Here's a concrete example for people who like concrete examples more than algebra: Party A and Party B both have 50 members who always vote. At the start of the first election, they all receive a vote and cast them, which results in a tie. So we flip a coin and say Party A wins. As winners, they must pay 50+50=100 votes. But they collectively only have 50 votes, so they must borrow 50 from the members of Party B. That brings the post-election one totals to zero votes for each member of Party A and two (=1 unused + 1 borrowed) for each member of Party B.
In election two, we first give everyone a vote, and then Party B wins, with a vote total of 3 * 50 = 150 versus Party A's 1*50 = 50. Party B can easily pay for 100 votes out of their 150 votes, so after election two, everyone in Party A has 1 votes and everyone in Party B has 1 vote (because 1 = (150 - 100) / 50). In election three, we have another tie (100 vs. 100) which we will again have Party A randomly win. After election three, everyone in Party A has 0 votes and everyone in Party B has 2 votes. And we are back to where we were after election one, so we can stop.
[Sidenote: if you are the sort of person who wants to encourage people to vote in every election, the Wasted Vote Refund does incentivize that behavior by handing out extra votes to some voters. But I also take seriously the economics viewpoint that correctly categorizes thinking about who to vote for as a cost, and suggests that we might be better off if everyone voted in just 1/k of the elections and thought about their decisions for k-times as long.
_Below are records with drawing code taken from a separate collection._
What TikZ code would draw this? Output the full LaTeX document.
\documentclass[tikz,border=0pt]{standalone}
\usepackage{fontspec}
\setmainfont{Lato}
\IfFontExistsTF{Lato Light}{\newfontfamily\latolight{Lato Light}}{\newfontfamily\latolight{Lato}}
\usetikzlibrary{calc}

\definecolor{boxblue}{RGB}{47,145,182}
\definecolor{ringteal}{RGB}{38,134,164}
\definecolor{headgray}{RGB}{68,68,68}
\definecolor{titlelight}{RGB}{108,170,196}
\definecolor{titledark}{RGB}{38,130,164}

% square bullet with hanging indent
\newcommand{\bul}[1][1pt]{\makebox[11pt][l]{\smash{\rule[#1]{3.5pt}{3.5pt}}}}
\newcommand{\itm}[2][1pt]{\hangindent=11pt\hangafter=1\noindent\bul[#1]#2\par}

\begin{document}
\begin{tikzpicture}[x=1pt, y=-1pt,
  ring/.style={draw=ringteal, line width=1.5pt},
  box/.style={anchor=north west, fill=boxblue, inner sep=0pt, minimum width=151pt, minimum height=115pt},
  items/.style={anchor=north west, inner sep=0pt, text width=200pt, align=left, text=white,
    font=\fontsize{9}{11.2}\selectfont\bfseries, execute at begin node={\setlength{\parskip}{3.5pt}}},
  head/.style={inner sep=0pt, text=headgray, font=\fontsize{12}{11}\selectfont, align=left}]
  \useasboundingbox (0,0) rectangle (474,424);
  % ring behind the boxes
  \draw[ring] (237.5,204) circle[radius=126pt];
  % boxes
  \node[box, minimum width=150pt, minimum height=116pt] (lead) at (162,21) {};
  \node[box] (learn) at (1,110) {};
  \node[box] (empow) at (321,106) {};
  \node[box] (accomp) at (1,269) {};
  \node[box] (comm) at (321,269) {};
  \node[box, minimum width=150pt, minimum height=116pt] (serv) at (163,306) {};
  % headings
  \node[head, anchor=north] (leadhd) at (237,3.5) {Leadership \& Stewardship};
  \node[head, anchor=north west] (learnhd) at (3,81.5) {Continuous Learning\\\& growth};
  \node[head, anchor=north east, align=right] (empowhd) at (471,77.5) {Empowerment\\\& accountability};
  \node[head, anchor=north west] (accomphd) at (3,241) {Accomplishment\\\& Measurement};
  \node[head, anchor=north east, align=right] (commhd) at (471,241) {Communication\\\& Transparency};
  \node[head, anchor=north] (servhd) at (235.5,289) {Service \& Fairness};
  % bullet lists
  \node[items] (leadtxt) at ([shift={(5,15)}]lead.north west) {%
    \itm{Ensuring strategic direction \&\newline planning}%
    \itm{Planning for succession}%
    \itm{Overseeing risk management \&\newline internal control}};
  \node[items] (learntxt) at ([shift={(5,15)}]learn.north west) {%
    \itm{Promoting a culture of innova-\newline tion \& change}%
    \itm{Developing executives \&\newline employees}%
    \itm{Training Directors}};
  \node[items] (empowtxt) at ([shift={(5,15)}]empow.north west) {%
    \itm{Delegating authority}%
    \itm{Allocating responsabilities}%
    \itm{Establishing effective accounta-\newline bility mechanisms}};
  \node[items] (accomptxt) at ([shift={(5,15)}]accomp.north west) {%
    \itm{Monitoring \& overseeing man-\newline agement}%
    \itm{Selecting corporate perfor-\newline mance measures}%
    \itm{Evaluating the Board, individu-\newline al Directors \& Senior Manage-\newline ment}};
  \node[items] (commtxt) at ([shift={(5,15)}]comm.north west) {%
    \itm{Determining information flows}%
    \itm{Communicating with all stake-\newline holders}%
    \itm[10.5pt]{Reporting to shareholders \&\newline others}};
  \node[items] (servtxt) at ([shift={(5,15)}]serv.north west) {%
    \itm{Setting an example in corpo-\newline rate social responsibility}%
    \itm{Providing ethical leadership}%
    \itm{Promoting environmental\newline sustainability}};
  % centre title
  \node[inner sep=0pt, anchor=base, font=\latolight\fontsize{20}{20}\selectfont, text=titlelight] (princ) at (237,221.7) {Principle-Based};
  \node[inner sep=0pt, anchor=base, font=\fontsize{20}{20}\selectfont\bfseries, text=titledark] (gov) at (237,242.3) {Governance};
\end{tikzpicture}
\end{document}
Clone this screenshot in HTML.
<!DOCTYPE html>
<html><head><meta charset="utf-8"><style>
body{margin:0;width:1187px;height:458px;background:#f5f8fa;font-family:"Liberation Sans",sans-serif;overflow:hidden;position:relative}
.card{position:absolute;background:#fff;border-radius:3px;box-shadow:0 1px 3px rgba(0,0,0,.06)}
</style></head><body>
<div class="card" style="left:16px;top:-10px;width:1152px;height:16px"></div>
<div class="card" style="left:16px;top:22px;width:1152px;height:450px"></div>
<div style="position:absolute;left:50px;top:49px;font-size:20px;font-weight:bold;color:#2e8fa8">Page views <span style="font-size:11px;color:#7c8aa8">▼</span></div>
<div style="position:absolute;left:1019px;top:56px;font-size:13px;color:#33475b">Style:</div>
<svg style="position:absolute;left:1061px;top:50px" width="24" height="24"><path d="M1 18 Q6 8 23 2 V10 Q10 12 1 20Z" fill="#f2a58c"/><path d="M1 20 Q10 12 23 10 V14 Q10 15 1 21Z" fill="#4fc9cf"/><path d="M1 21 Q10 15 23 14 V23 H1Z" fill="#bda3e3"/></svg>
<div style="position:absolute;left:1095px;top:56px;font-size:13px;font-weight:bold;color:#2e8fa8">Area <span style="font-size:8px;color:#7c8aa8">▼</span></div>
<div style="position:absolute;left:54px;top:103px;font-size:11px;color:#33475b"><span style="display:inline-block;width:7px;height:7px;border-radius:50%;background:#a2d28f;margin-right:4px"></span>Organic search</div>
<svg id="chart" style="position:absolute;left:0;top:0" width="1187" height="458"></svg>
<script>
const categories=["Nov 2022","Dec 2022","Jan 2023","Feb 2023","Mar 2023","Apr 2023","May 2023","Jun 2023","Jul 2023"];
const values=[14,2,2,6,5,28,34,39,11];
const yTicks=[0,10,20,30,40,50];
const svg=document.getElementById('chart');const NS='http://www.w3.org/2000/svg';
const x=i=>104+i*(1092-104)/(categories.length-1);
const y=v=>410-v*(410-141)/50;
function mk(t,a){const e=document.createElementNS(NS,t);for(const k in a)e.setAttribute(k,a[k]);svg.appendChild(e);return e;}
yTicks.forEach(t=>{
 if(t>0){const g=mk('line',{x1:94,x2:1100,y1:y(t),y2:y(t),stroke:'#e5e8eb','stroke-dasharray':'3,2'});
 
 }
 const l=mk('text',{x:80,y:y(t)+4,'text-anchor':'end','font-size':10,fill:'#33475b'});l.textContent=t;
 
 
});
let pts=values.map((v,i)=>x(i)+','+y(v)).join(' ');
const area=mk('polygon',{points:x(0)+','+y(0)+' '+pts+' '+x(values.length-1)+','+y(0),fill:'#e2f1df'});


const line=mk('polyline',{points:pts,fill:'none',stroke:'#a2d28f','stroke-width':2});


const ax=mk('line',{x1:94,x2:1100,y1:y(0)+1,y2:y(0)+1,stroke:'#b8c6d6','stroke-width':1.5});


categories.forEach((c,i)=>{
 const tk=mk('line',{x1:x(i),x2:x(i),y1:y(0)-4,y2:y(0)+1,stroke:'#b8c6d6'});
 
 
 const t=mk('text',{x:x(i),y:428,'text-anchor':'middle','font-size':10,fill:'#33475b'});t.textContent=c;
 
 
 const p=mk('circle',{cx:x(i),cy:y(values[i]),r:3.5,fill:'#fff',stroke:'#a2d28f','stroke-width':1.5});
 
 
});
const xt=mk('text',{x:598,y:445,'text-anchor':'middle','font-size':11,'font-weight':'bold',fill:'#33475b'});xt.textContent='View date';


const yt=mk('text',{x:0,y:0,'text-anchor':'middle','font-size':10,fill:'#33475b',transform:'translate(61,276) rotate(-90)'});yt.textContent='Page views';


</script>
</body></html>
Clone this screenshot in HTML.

Should this viewpoint ever prevail -- perhaps in dath ilan -- the Wasted Vote Refund could easily be modified to hand out its extra votes to everyone, whether they voted in a particular election or not.]
Anyway, here is the theorem and proof I implicitly promised you above:
Theorem In a static population with m political parties, each with a constant number s_i of supporters, the Wasted Vote Refund elects each political party i a fraction of the time given by s_i / (\sum_j s_j), and no other temporal proportional representation system with that property achieves a lower variance.
Proof The Wasted Vote Refund in this situation is isomorphic to an integer digital differential analyzer for drawing a line between the origin and the point (s_1, s_2, ...) in m-dimensional space on a device where no diagonal moves are allowed (i.e., only one coordinate may be incremented at each step). Standard techniques show that this digitized line differs from the true line by a distance of at most sqrt(m) / 2 and that this is minimal.